Eric Wolfe, Partner, KPMG Canada, Global Cities Lead (Americas) shared his opinions on inclusive and diverse affordable housing and how it must be prioritized and continue to drive innovation within our cities. We need to find ways to integrate equity and diversity within developments, even though that may or may not be the traditional way we have built cities. However these things also come at a cost, and typically, if we’re talking about public lands, it’s in the form reduced land values when you’re trying to make these transactions work. But they ultimately will help local governments, in advancing several of these high party objectives. Finding the right balance between continuing to build but also addressing a lot of the systemic issue that we’re seeing is critical.

There is also a need to make sure that both local communities within the city and rural, remote regions within within provinces, have access to connectivity and the digitization of our systems.

Kristina Verner, Vice President Strategic Policy & Innovation, Waterfront Toronto, spoke about the Quayside Waterfront project in Toronto – the revitalization of 2000 acres adjacent to the lake Ontario shoreline, which was largely underutilized land that’s largely publicly held. The quayside is an interesting hinge point in terms of how the existing city is connected to the largest area of revitalization opportunity, which is the port land. It is currently being flood protected through a massive infrastructure project, the largest one in North America, where they are renationalizing the mouth of the dawn river and creating essentially a whole new outlet for that river and a whole new island, unlocking 800 acres of opportunity within a 15 minute bike ride to the downtown core.

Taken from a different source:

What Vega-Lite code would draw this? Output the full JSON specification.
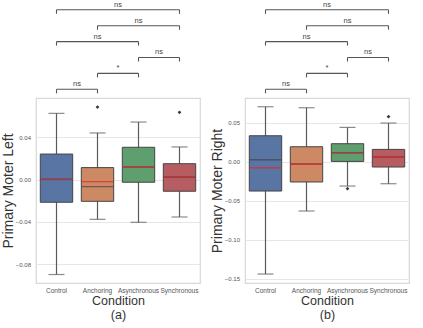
{
  "$schema": "https://vega.github.io/schema/vega-lite/v6.json",
  "padding": {"left": 0, "top": 0, "right": 0, "bottom": 0},
  "background": "white",
  "config": {
    "font": "Liberation Sans",
    "view": {"stroke": "#d8d8d8", "strokeWidth": 1.2},
    "axis": {"labelFont": "Liberation Sans", "labelColor": "#555555", "titleFont": "Liberation Sans", "titleFontWeight": "normal", "titleColor": "#333333", "ticks": false, "domain": false, "gridColor": "#e6e6e6", "gridWidth": 1},
    "axisX": {"grid": false, "labelFontSize": 6.5, "labelPadding": 4, "titleFontSize": 12.5, "titlePadding": 1, "titleLineHeight": 13.5},
    "axisY": {"labelFontSize": 6, "labelPadding": 5.5, "titleFontSize": 14, "titlePadding": 0}
  },
  "datasets": {
    "boxes": [
      {"panel": "a", "condition": "Control", "lower": -0.0896, "q1": -0.0214, "median": 0.0003, "mean": 0.0, "q3": 0.0241, "upper": 0.0625},
      {"panel": "a", "condition": "Anchoring", "lower": -0.0375, "q1": -0.0205, "median": -0.0066, "mean": -0.0019, "q3": 0.0113, "upper": 0.044},
      {"panel": "a", "condition": "Asynchronous", "lower": -0.0403, "q1": -0.0025, "median": 0.0119, "mean": 0.0121, "q3": 0.0305, "upper": 0.0543},
      {"panel": "a", "condition": "Synchronous", "lower": -0.0353, "q1": -0.011, "median": 0.0025, "mean": 0.0028, "q3": 0.015, "upper": 0.0308},
      {"panel": "b", "condition": "Control", "lower": -0.144, "q1": -0.0376, "median": 0.0026, "mean": -0.0077, "q3": 0.0333, "upper": 0.0705},
      {"panel": "b", "condition": "Anchoring", "lower": -0.0632, "q1": -0.026, "median": -0.003, "mean": -0.0032, "q3": 0.0192, "upper": 0.0692},
      {"panel": "b", "condition": "Asynchronous", "lower": -0.0312, "q1": 0.0004, "median": 0.0115, "mean": 0.0113, "q3": 0.0231, "upper": 0.044},
      {"panel": "b", "condition": "Synchronous", "lower": -0.0282, "q1": -0.0068, "median": 0.006, "mean": 0.0058, "q3": 0.0158, "upper": 0.0496}
    ],
    "outliers": [
      {"panel": "a", "condition": "Anchoring", "value": 0.0685},
      {"panel": "a", "condition": "Synchronous", "value": 0.0635},
      {"panel": "b", "condition": "Asynchronous", "value": -0.0346},
      {"panel": "b", "condition": "Synchronous", "value": 0.0577}
    ],
    "brackets": [
      {"from": 0, "to": 1, "level": 1, "label": "ns"},
      {"from": 1, "to": 2, "level": 2, "label": "*"},
      {"from": 2, "to": 3, "level": 3, "label": "ns"},
      {"from": 0, "to": 2, "level": 4, "label": "ns"},
      {"from": 1, "to": 3, "level": 5, "label": "ns"},
      {"from": 0, "to": 3, "level": 6, "label": "ns"}
    ]
  },
  "spacing": 8,
  "hconcat": [
    {
      "width": 164,
      "height": 185,
      "resolve": {"scale": {"x": "independent", "y": "independent"}},
      "layer": [
        {
          "data": {"name": "boxes"},
          "transform": [{"filter": "datum.panel === 'a'"}],
          "encoding": {
            "x": {"field": "condition", "type": "nominal", "sort": ["Control", "Anchoring", "Asynchronous", "Synchronous"], "scale": {"paddingInner": 0, "paddingOuter": 0}, "axis": {"title": ["Condition", "(a)"], "labelAngle": 0}}
          },
          "layer": [
            {"mark": {"type": "rule", "color": "#5a5a5a", "strokeWidth": 1.2},
             "encoding": {"y": {"field": "lower", "type": "quantitative", "title": "Primary Moter Left", "scale": {"domain": [-0.0976, 0.077], "nice": false, "zero": false}, "axis": {"values": [-0.08, -0.06, -0.04, -0.02, 0, 0.02, 0.04, 0.06], "format": ".2f"}}, "y2": {"field": "upper"}}},
            {"mark": {"type": "tick", "color": "#5a5a5a", "size": 16, "thickness": 1.2},
             "encoding": {"y": {"field": "lower", "type": "quantitative", "title": "Primary Moter Left"}}},
            {"mark": {"type": "tick", "color": "#5a5a5a", "size": 16, "thickness": 1.2},
             "encoding": {"y": {"field": "upper", "type": "quantitative", "title": "Primary Moter Left"}}},
            {"mark": {"type": "bar", "stroke": "#444444", "strokeWidth": 1, "width": {"band": 0.79}},
             "encoding": {"y": {"field": "q1", "type": "quantitative", "title": "Primary Moter Left"}, "y2": {"field": "q3"},
               "fill": {"field": "condition", "type": "nominal", "scale": {"domain": ["Control", "Anchoring", "Asynchronous", "Synchronous"], "range": ["#5975a4", "#cc8963", "#5f9e6e", "#b55d60"]}, "legend": null}}},
            {"mark": {"type": "tick", "color": "#444444", "size": 32, "thickness": 1.4},
             "encoding": {"y": {"field": "median", "type": "quantitative", "title": "Primary Moter Left"}}},
            {"mark": {"type": "tick", "color": "#e0262b", "size": 32, "thickness": 1.4},
             "encoding": {"y": {"field": "mean", "type": "quantitative", "title": "Primary Moter Left"}}},
            {"data": {"name": "outliers"},
             "transform": [{"filter": "datum.panel === 'a'"}],
             "mark": {"type": "point", "shape": "diamond", "filled": true, "size": 14, "color": "#3a3a3a", "opacity": 1},
             "encoding": {"y": {"field": "value", "type": "quantitative", "title": "Primary Moter Left"}}}
          ]
        },
        {
          "data": {"name": "brackets"},
          "transform": [{"calculate": "(datum.from + datum.to) / 2", "as": "mid"}],
          "encoding": {
            "y": {"field": "level", "type": "quantitative", "scale": {"domain": [-11.18, 0.453], "nice": false, "zero": false}, "axis": null}
          },
          "layer": [
            {"mark": {"type": "rule", "color": "#555555", "strokeWidth": 1.1},
             "encoding": {"x": {"field": "from", "type": "quantitative", "scale": {"domain": [-0.5, 3.5], "nice": false, "zero": false}, "axis": null}, "x2": {"field": "to"}}},
            {"mark": {"type": "rule", "color": "#555555", "strokeWidth": 1.1, "y2Offset": 4},
             "encoding": {"x": {"field": "from", "type": "quantitative"}, "y2": {"field": "level"}}},
            {"mark": {"type": "rule", "color": "#555555", "strokeWidth": 1.1, "y2Offset": 4},
             "encoding": {"x": {"field": "to", "type": "quantitative"}, "y2": {"field": "level"}}},
            {"mark": {"type": "text", "fontSize": 7.5, "color": "#444444", "baseline": "bottom", "dy": -1},
             "encoding": {"x": {"field": "mid", "type": "quantitative"}, "text": {"field": "label"}}}
          ]
        }
      ]
    },
    {
      "width": 164,
      "height": 185,
      "resolve": {"scale": {"x": "independent", "y": "independent"}},
      "layer": [
        {
          "data": {"name": "boxes"},
          "transform": [{"filter": "datum.panel === 'b'"}],
          "encoding": {
            "x": {"field": "condition", "type": "nominal", "sort": ["Control", "Anchoring", "Asynchronous", "Synchronous"], "scale": {"paddingInner": 0, "paddingOuter": 0}, "axis": {"title": ["Condition", "(b)"], "labelAngle": 0}}
          },
          "layer": [
            {"mark": {"type": "rule", "color": "#5a5a5a", "strokeWidth": 1.2},
             "encoding": {"y": {"field": "lower", "type": "quantitative", "title": "Primary Moter Right", "scale": {"domain": [-0.1555, 0.0817], "nice": false, "zero": false}, "axis": {"values": [-0.15, -0.1, -0.05, 0, 0.05], "format": ".2f"}}, "y2": {"field": "upper"}}},
            {"mark": {"type": "tick", "color": "#5a5a5a", "size": 16, "thickness": 1.2},
             "encoding": {"y": {"field": "lower", "type": "quantitative", "title": "Primary Moter Right"}}},
            {"mark": {"type": "tick", "color": "#5a5a5a", "size": 16, "thickness": 1.2},
             "encoding": {"y": {"field": "upper", "type": "quantitative", "title": "Primary Moter Right"}}},
            {"mark": {"type": "bar", "stroke": "#444444", "strokeWidth": 1, "width": {"band": 0.79}},
             "encoding": {"y": {"field": "q1", "type": "quantitative", "title": "Primary Moter Right"}, "y2": {"field": "q3"},
               "fill": {"field": "condition", "type": "nominal", "scale": {"domain": ["Control", "Anchoring", "Asynchronous", "Synchronous"], "range": ["#5975a4", "#cc8963", "#5f9e6e", "#b55d60"]}, "legend": null}}},
            {"mark": {"type": "tick", "color": "#444444", "size": 32, "thickness": 1.4},
             "encoding": {"y": {"field": "median", "type": "quantitative", "title": "Primary Moter Right"}}},
            {"mark": {"type": "tick", "color": "#e0262b", "size": 32, "thickness": 1.4},
             "encoding": {"y": {"field": "mean", "type": "quantitative", "title": "Primary Moter Right"}}},
            {"data": {"name": "outliers"},
             "transform": [{"filter": "datum.panel === 'b'"}],
             "mark": {"type": "point", "shape": "diamond", "filled": true, "size": 14, "color": "#3a3a3a", "opacity": 1},
             "encoding": {"y": {"field": "value", "type": "quantitative", "title": "Primary Moter Right"}}}
          ]
        },
        {
          "data": {"name": "brackets"},
          "transform": [{"calculate": "(datum.from + datum.to) / 2", "as": "mid"}],
          "encoding": {
            "y": {"field": "level", "type": "quantitative", "scale": {"domain": [-11.18, 0.453], "nice": false, "zero": false}, "axis": null}
          },
          "layer": [
            {"mark": {"type": "rule", "color": "#555555", "strokeWidth": 1.1},
             "encoding": {"x": {"field": "from", "type": "quantitative", "scale": {"domain": [-0.5, 3.5], "nice": false, "zero": false}, "axis": null}, "x2": {"field": "to"}}},
            {"mark": {"type": "rule", "color": "#555555", "strokeWidth": 1.1, "y2Offset": 4},
             "encoding": {"x": {"field": "from", "type": "quantitative"}, "y2": {"field": "level"}}},
            {"mark": {"type": "rule", "color": "#555555", "strokeWidth": 1.1, "y2Offset": 4},
             "encoding": {"x": {"field": "to", "type": "quantitative"}, "y2": {"field": "level"}}},
            {"mark": {"type": "text", "fontSize": 7.5, "color": "#444444", "baseline": "bottom", "dy": -1},
             "encoding": {"x": {"field": "mid", "type": "quantitative"}, "text": {"field": "label"}}}
          ]
        }
      ]
    }
  ]
}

Movmi’s Venkatesh Gopal discussed how in the wake of the pandemic, we saw multimodal become lifestyle choice and the need for more livable cities and green spaces. As we have started to see more sustainable mobility choices in cities, it’s great how we are also thinking about the need for mobility-as-a-service. A few years ago we were first introduced to Uber and Lyft, the exciting thing about it was that we were able to book and plan our trip via our smartphones. That is were mobility-as-a-service is picking up from. It’s giving people the opportunity and access to book and plan different vehicle modes, where they might not have been able to do so before.

For new mobility to work we need better governance, we need better policies, now that we have spent maybe more than a decade, working with these technologies, public agencies, cities and transit agencies can actually see and learn from what has happened. What’s good? What’s not working? What’s worked? Then put together something that should actually be working from day one.

When it comes to city infrastructure, it shouldn’t just end with public transit. We need to seriously think about electric land use, for example electric charging stations. Are they in the right areas? Are they connected? Are they equitable? If we are hoping to remove the need for private car ownership we also have to consider that public transit can’t always be brought to every nook and corner of our cities, so things like mobility hubs and apps can really help with this first and last mile problem.